──────── Information provided
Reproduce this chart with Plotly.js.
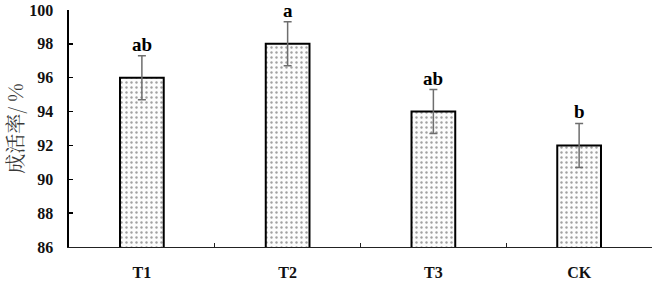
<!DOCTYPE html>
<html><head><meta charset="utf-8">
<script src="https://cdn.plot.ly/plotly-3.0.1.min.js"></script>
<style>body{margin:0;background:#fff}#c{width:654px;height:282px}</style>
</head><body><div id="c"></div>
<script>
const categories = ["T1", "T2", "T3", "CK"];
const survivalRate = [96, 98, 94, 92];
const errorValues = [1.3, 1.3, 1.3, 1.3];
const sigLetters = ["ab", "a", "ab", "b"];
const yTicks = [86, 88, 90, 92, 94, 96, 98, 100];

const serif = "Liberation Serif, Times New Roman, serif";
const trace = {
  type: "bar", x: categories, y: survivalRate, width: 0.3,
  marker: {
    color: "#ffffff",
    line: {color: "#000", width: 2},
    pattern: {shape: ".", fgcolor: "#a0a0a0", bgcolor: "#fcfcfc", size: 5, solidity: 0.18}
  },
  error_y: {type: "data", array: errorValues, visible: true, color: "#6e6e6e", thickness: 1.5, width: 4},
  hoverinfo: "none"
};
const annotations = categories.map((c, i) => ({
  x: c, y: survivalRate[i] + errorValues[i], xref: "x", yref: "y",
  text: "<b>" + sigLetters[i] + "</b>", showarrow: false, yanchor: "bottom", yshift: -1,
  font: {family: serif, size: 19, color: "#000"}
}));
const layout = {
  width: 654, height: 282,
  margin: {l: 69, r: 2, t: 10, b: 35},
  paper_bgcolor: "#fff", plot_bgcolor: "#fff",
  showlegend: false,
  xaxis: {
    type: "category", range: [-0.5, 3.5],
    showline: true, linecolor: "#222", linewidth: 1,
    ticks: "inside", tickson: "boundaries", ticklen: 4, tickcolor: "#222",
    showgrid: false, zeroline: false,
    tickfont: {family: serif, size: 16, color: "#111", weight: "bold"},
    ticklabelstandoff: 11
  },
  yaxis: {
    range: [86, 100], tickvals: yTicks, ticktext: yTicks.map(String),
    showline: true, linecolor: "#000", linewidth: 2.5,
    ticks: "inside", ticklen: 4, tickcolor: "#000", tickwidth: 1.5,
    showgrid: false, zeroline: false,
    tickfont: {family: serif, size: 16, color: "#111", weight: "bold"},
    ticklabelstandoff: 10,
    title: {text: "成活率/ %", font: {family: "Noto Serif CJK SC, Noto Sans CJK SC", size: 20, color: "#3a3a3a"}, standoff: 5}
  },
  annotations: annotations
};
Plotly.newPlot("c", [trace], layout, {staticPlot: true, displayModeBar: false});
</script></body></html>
────────────────
## [What this task involves]
Write out nothing but the lines from the start of the data through the line with "const yTicks = [86, 88, 90, 92, 94, 96, 98, 100];". Leave out the pictures.

## [Response to this exercise]
Reproduce this chart with Plotly.js.
<!DOCTYPE html>
<html><head><meta charset="utf-8">
<script src="https://cdn.plot.ly/plotly-3.0.1.min.js"></script>
<style>body{margin:0;background:#fff}#c{width:654px;height:282px}</style>
</head><body><div id="c"></div>
<script>
const categories = ["T1", "T2", "T3", "CK"];
const survivalRate = [96, 98, 94, 92];
const errorValues = [1.3, 1.3, 1.3, 1.3];
const sigLetters = ["ab", "a", "ab", "b"];
const yTicks = [86, 88, 90, 92, 94, 96, 98, 100];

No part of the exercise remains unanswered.